WORK TO DO:
The listing below must be repeated word for word, with its images excluded.

DATA SHOWN:
..............................
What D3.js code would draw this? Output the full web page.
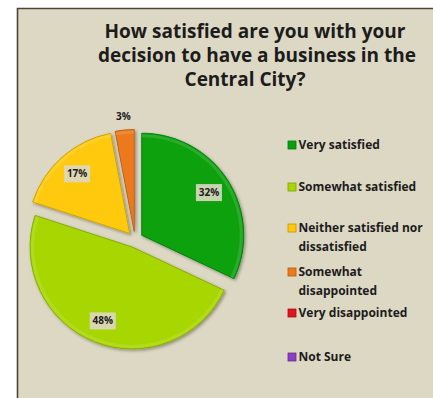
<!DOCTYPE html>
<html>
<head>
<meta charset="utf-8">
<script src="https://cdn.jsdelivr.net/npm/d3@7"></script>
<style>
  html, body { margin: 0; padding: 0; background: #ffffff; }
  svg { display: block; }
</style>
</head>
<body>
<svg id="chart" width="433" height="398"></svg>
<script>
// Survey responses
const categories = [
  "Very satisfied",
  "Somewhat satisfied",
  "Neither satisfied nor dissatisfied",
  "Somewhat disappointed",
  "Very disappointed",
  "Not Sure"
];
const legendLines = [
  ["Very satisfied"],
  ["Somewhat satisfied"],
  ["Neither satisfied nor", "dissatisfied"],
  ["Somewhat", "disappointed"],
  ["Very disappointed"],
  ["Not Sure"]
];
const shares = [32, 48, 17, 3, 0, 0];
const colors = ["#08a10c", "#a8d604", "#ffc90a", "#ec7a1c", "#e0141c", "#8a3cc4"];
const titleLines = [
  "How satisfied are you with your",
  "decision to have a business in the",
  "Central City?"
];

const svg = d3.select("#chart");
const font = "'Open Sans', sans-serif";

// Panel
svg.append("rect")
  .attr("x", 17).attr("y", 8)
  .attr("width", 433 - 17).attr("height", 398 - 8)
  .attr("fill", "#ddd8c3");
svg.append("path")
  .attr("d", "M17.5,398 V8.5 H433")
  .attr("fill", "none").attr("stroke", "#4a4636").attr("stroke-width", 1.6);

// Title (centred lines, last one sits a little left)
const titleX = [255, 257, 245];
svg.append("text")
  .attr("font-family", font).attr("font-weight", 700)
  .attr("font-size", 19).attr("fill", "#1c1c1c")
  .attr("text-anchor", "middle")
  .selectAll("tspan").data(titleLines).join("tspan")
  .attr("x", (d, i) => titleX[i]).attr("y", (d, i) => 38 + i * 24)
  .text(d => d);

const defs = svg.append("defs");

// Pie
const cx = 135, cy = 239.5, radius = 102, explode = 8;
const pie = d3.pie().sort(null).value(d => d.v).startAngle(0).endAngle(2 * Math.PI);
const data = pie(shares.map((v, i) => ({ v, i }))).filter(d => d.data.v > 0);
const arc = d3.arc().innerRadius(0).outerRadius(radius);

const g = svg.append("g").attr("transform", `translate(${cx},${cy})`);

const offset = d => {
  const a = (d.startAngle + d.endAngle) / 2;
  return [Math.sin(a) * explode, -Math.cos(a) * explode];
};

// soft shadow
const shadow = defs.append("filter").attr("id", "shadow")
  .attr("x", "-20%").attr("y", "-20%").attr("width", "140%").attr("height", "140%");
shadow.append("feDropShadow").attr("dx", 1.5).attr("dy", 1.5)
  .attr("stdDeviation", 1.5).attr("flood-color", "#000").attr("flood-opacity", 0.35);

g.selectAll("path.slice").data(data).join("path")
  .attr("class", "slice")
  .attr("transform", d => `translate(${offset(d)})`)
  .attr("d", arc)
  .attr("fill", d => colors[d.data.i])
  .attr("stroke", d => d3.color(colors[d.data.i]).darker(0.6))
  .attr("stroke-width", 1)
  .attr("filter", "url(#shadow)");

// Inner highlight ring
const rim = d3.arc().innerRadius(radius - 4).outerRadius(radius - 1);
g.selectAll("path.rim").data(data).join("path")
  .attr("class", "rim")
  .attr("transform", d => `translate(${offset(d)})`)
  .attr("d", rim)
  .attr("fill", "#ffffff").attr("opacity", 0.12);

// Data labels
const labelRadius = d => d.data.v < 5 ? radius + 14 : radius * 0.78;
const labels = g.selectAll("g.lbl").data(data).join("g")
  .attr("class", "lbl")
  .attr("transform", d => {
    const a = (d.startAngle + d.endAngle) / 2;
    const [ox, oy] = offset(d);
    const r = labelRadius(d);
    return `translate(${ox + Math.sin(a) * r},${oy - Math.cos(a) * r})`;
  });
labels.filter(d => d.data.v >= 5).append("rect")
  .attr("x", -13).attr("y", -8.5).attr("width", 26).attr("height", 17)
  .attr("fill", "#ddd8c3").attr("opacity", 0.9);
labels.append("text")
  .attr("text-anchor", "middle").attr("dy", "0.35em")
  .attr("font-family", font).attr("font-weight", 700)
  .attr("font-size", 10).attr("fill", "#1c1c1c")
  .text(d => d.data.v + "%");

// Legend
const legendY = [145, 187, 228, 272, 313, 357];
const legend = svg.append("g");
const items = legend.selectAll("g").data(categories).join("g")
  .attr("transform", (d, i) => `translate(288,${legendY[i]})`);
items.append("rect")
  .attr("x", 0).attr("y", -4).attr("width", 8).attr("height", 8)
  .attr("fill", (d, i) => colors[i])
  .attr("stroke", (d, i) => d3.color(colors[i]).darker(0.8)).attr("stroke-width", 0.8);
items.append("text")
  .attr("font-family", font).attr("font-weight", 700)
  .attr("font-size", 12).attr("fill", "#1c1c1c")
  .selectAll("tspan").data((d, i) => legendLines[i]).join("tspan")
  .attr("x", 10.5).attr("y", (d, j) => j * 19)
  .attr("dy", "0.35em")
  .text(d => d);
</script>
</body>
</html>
..............................
TASK OUTPUT:
What D3.js code would draw this? Output the full web page.
<!DOCTYPE html>
<html>
<head>
<meta charset="utf-8">
<script src="https://cdn.jsdelivr.net/npm/d3@7"></script>
<style>
  html, body { margin: 0; padding: 0; background: #ffffff; }
  svg { display: block; }
</style>
</head>
<body>
<svg id="chart" width="433" height="398"></svg>
<script>
// Survey responses
const categories = [
  "Very satisfied",
  "Somewhat satisfied",
  "Neither satisfied nor dissatisfied",
  "Somewhat disappointed",
  "Very disappointed",
  "Not Sure"
];
const legendLines = [
  ["Very satisfied"],
  ["Somewhat satisfied"],
  ["Neither satisfied nor", "dissatisfied"],
  ["Somewhat", "disappointed"],
  ["Very disappointed"],
  ["Not Sure"]
];
const shares = [32, 48, 17, 3, 0, 0];
const colors = ["#08a10c", "#a8d604", "#ffc90a", "#ec7a1c", "#e0141c", "#8a3cc4"];
const titleLines = [
  "How satisfied are you with your",
  "decision to have a business in the",
  "Central City?"
];

const svg = d3.select("#chart");
const font = "'Open Sans', sans-serif";

// Panel
svg.append("rect")
  .attr("x", 17).attr("y", 8)
  .attr("width", 433 - 17).attr("height", 398 - 8)
  .attr("fill", "#ddd8c3");
svg.append("path")
  .attr("d", "M17.5,398 V8.5 H433")
  .attr("fill", "none").attr("stroke", "#4a4636").attr("stroke-width", 1.6);

// Title (centred lines, last one sits a little left)
const titleX = [255, 257, 245];
svg.append("text")
  .attr("font-family", font).attr("font-weight", 700)
  .attr("font-size", 19).attr("fill", "#1c1c1c")
  .attr("text-anchor", "middle")
  .selectAll("tspan").data(titleLines).join("tspan")
  .attr("x", (d, i) => titleX[i]).attr("y", (d, i) => 38 + i * 24)
  .text(d => d);

const defs = svg.append("defs");

// Pie
const cx = 135, cy = 239.5, radius = 102, explode = 8;
const pie = d3.pie().sort(null).value(d => d.v).startAngle(0).endAngle(2 * Math.PI);
const data = pie(shares.map((v, i) => ({ v, i }))).filter(d => d.data.v > 0);
const arc = d3.arc().innerRadius(0).outerRadius(radius);

const g = svg.append("g").attr("transform", `translate(${cx},${cy})`);

const offset = d => {
  const a = (d.startAngle + d.endAngle) / 2;
  return [Math.sin(a) * explode, -Math.cos(a) * explode];
};

// soft shadow
const shadow = defs.append("filter").attr("id", "shadow")
  .attr("x", "-20%").attr("y", "-20%").attr("width", "140%").attr("height", "140%");
shadow.append("feDropShadow").attr("dx", 1.5).attr("dy", 1.5)
  .attr("stdDeviation", 1.5).attr("flood-color", "#000").attr("flood-opacity", 0.35);

g.selectAll("path.slice").data(data).join("path")
  .attr("class", "slice")
  .attr("transform", d => `translate(${offset(d)})`)
  .attr("d", arc)
  .attr("fill", d => colors[d.data.i])
  .attr("stroke", d => d3.color(colors[d.data.i]).darker(0.6))
  .attr("stroke-width", 1)
  .attr("filter", "url(#shadow)");

// Inner highlight ring
const rim = d3.arc().innerRadius(radius - 4).outerRadius(radius - 1);
g.selectAll("path.rim").data(data).join("path")
  .attr("class", "rim")
  .attr("transform", d => `translate(${offset(d)})`)
  .attr("d", rim)
  .attr("fill", "#ffffff").attr("opacity", 0.12);

// Data labels
const labelRadius = d => d.data.v < 5 ? radius + 14 : radius * 0.78;
const labels = g.selectAll("g.lbl").data(data).join("g")
  .attr("class", "lbl")
  .attr("transform", d => {
    const a = (d.startAngle + d.endAngle) / 2;
    const [ox, oy] = offset(d);
    const r = labelRadius(d);
    return `translate(${ox + Math.sin(a) * r},${oy - Math.cos(a) * r})`;
  });
labels.filter(d => d.data.v >= 5).append("rect")
  .attr("x", -13).attr("y", -8.5).attr("width", 26).attr("height", 17)
  .attr("fill", "#ddd8c3").attr("opacity", 0.9);
labels.append("text")
  .attr("text-anchor", "middle").attr("dy", "0.35em")
  .attr("font-family", font).attr("font-weight", 700)
  .attr("font-size", 10).attr("fill", "#1c1c1c")
  .text(d => d.data.v + "%");

// Legend
const legendY = [145, 187, 228, 272, 313, 357];
const legend = svg.append("g");
const items = legend.selectAll("g").data(categories).join("g")
  .attr("transform", (d, i) => `translate(288,${legendY[i]})`);
items.append("rect")
  .attr("x", 0).attr("y", -4).attr("width", 8).attr("height", 8)
  .attr("fill", (d, i) => colors[i])
  .attr("stroke", (d, i) => d3.color(colors[i]).darker(0.8)).attr("stroke-width", 0.8);
items.append("text")
  .attr("font-family", font).attr("font-weight", 700)
  .attr("font-size", 12).attr("fill", "#1c1c1c")
  .selectAll("tspan").data((d, i) => legendLines[i]).join("tspan")
  .attr("x", 10.5).attr("y", (d, j) => j * 19)
  .attr("dy", "0.35em")
  .text(d => d);
</script>
</body>
</html>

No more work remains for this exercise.